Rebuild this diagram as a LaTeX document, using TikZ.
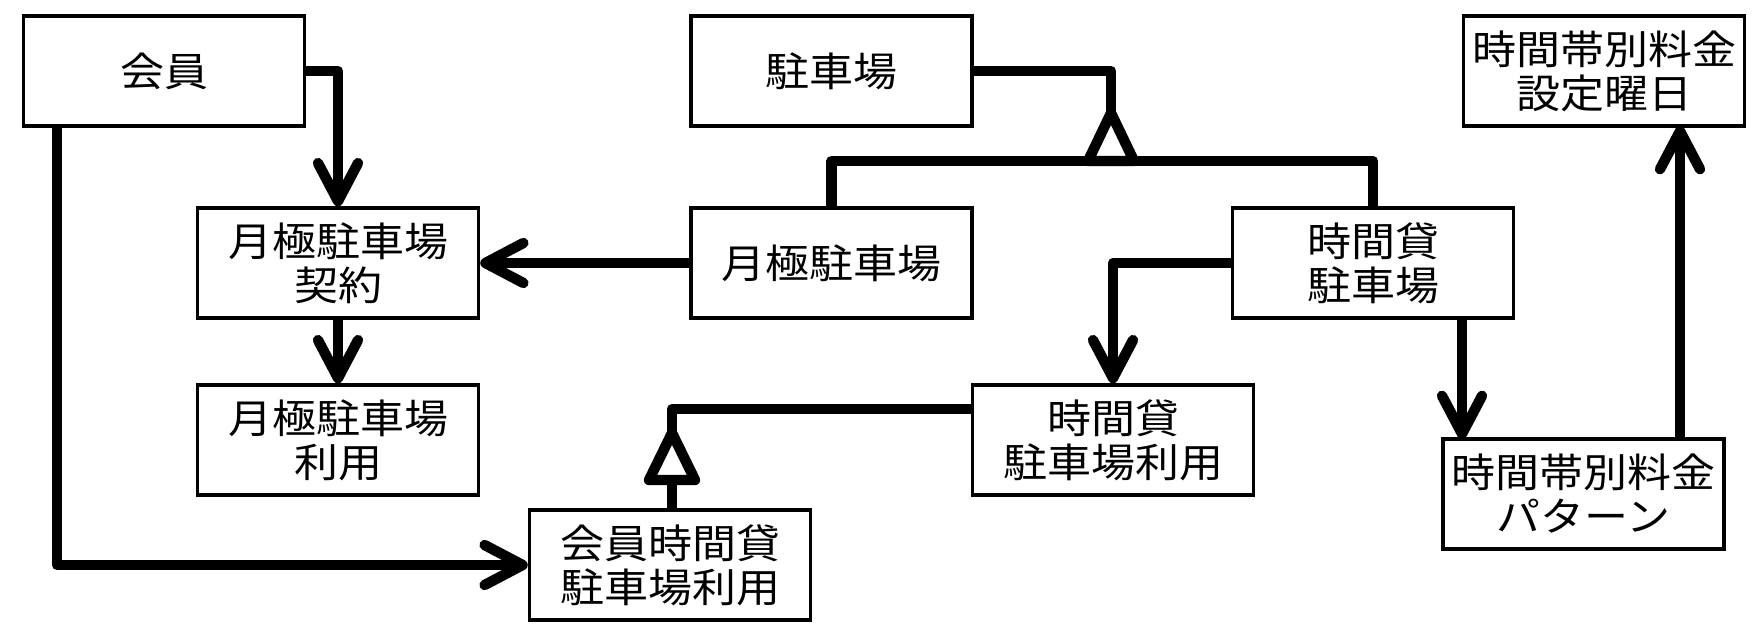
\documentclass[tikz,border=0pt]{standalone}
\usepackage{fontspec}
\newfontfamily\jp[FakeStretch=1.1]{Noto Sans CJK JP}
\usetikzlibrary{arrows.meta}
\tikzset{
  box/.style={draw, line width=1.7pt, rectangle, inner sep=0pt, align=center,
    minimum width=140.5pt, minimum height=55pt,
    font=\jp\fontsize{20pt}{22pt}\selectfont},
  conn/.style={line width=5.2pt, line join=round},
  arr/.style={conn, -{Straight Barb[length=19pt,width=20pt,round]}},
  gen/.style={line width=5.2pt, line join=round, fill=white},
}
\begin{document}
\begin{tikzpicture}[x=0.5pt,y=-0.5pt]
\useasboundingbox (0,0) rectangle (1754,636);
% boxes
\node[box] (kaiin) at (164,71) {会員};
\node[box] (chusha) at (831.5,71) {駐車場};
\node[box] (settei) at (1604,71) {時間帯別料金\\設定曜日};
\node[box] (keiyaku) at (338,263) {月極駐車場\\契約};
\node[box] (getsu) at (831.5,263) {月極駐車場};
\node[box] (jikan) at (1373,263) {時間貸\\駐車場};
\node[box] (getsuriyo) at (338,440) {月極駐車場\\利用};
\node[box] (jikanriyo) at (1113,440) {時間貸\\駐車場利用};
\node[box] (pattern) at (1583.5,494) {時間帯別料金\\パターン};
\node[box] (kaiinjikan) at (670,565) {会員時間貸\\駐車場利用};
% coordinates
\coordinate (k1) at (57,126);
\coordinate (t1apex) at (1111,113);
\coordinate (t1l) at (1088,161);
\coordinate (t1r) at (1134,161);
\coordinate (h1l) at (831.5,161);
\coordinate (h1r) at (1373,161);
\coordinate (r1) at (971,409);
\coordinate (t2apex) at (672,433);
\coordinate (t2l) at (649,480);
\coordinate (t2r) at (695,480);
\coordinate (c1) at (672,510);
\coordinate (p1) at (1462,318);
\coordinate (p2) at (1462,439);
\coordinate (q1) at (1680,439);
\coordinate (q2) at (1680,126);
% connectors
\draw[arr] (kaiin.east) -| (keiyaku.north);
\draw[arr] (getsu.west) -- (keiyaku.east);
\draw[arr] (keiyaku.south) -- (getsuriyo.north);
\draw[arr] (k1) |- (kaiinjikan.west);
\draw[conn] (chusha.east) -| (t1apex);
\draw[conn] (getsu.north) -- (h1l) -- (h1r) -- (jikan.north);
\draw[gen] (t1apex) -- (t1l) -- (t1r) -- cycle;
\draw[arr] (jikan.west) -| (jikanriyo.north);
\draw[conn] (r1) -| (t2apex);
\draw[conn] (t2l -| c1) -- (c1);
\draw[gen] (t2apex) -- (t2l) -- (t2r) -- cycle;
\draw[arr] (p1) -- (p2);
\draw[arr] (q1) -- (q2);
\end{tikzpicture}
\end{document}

= = =

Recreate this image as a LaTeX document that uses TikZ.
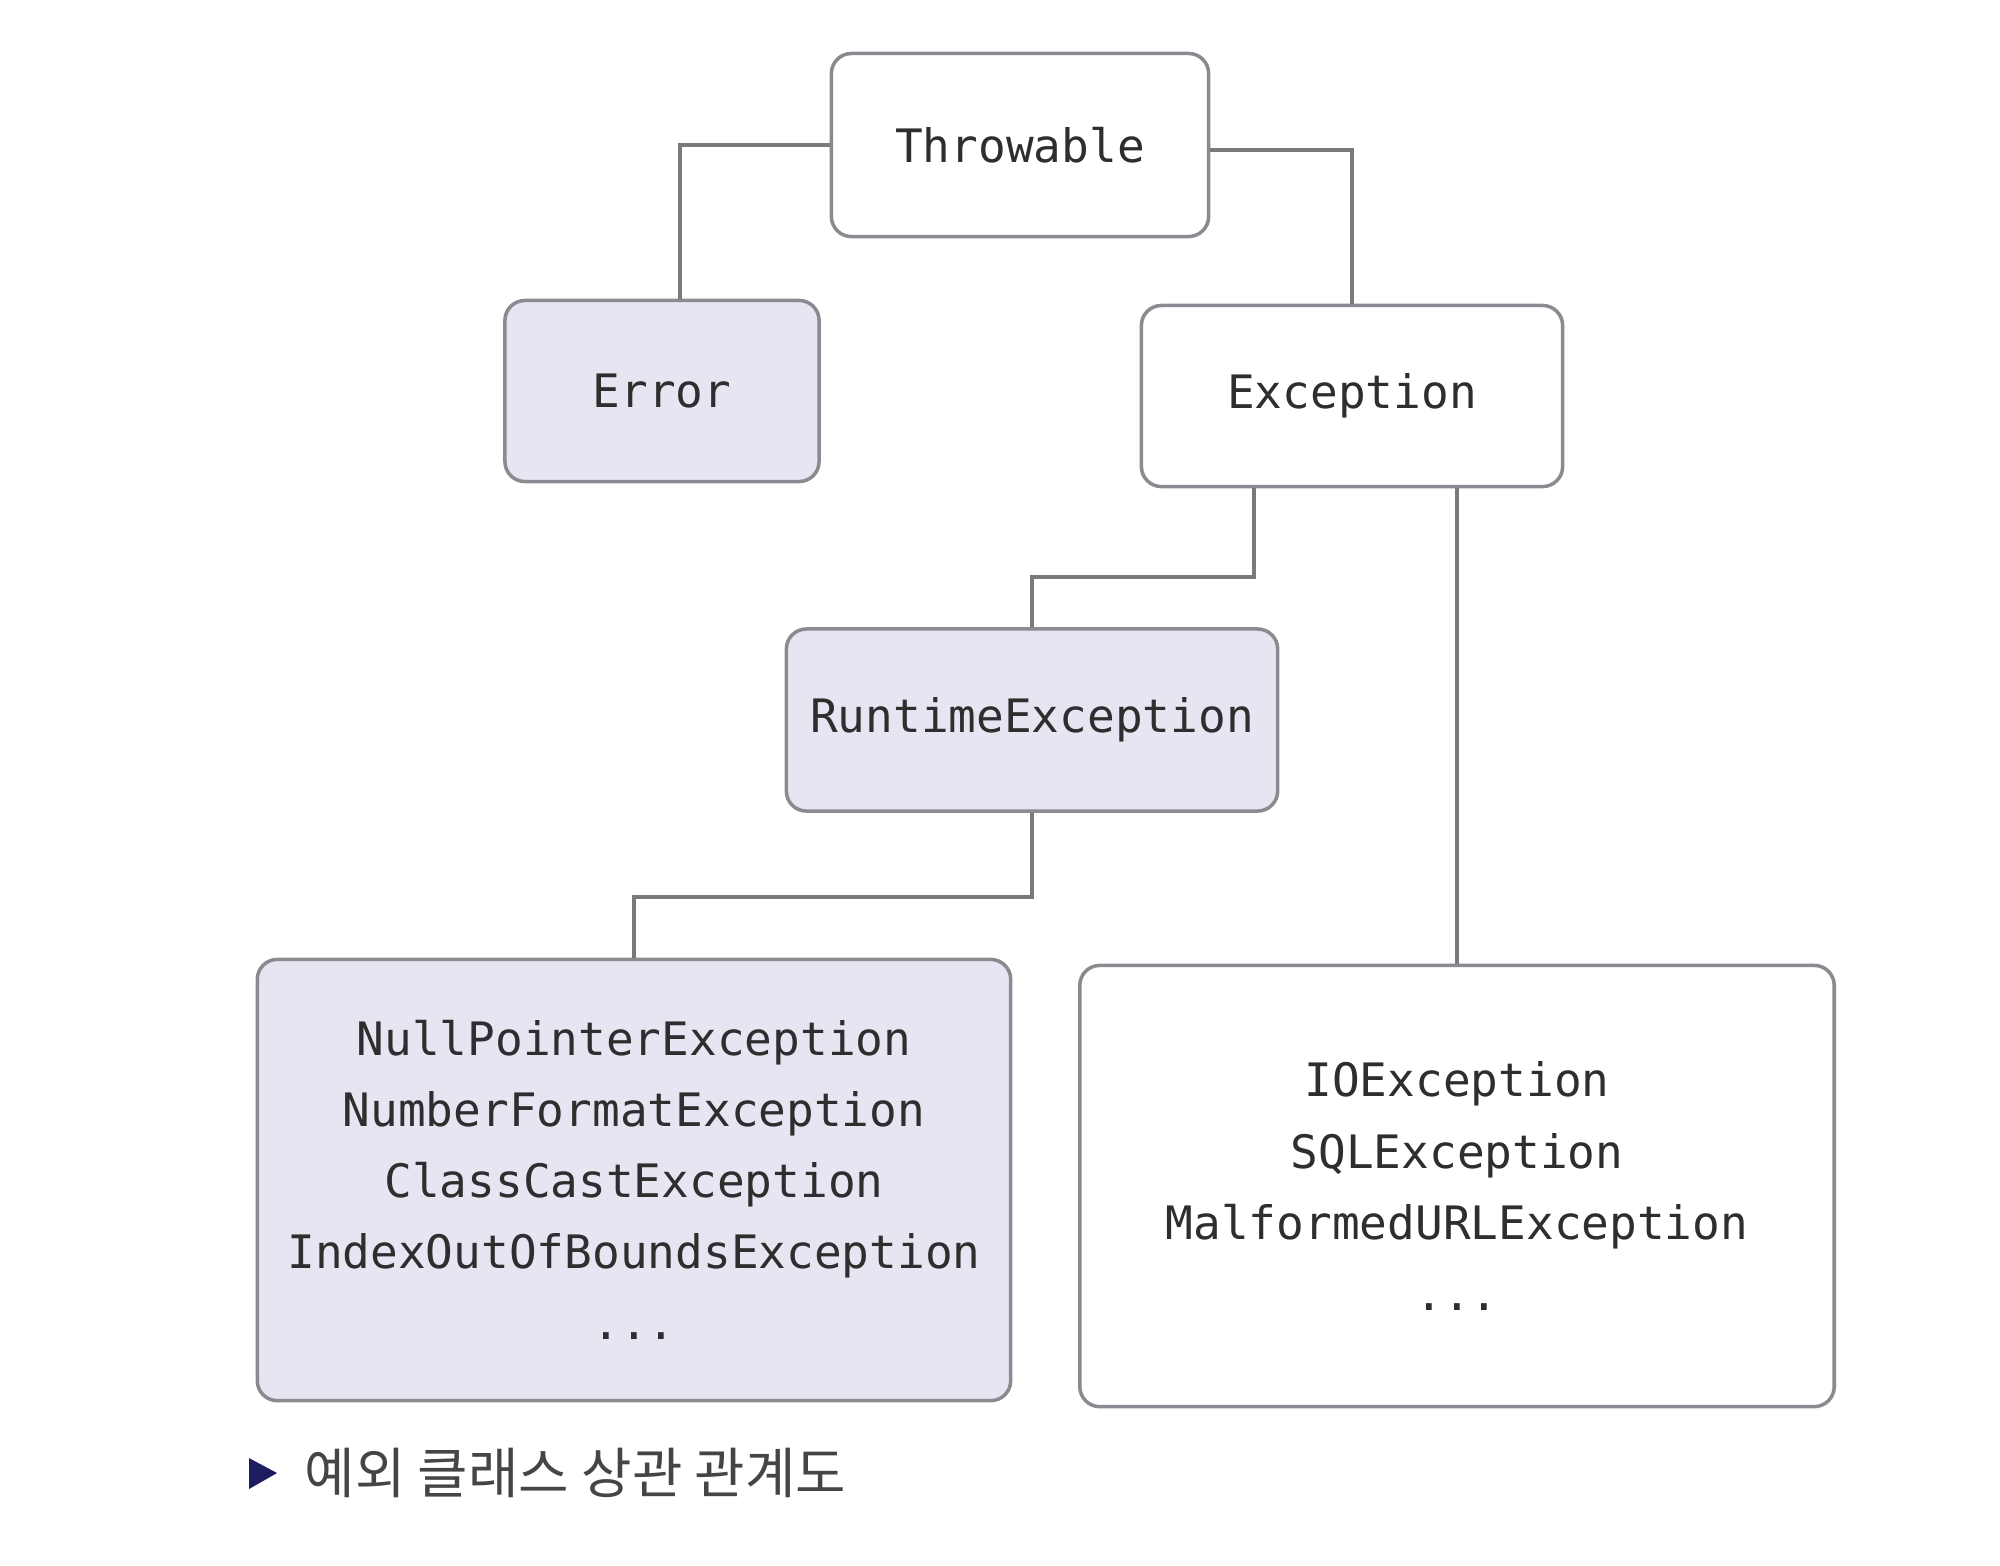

= = =

● TASK STATEMENT
Each line that contains the string "this" counts once; say how many there are and nothing else.

● CORRECT OUTPUT
2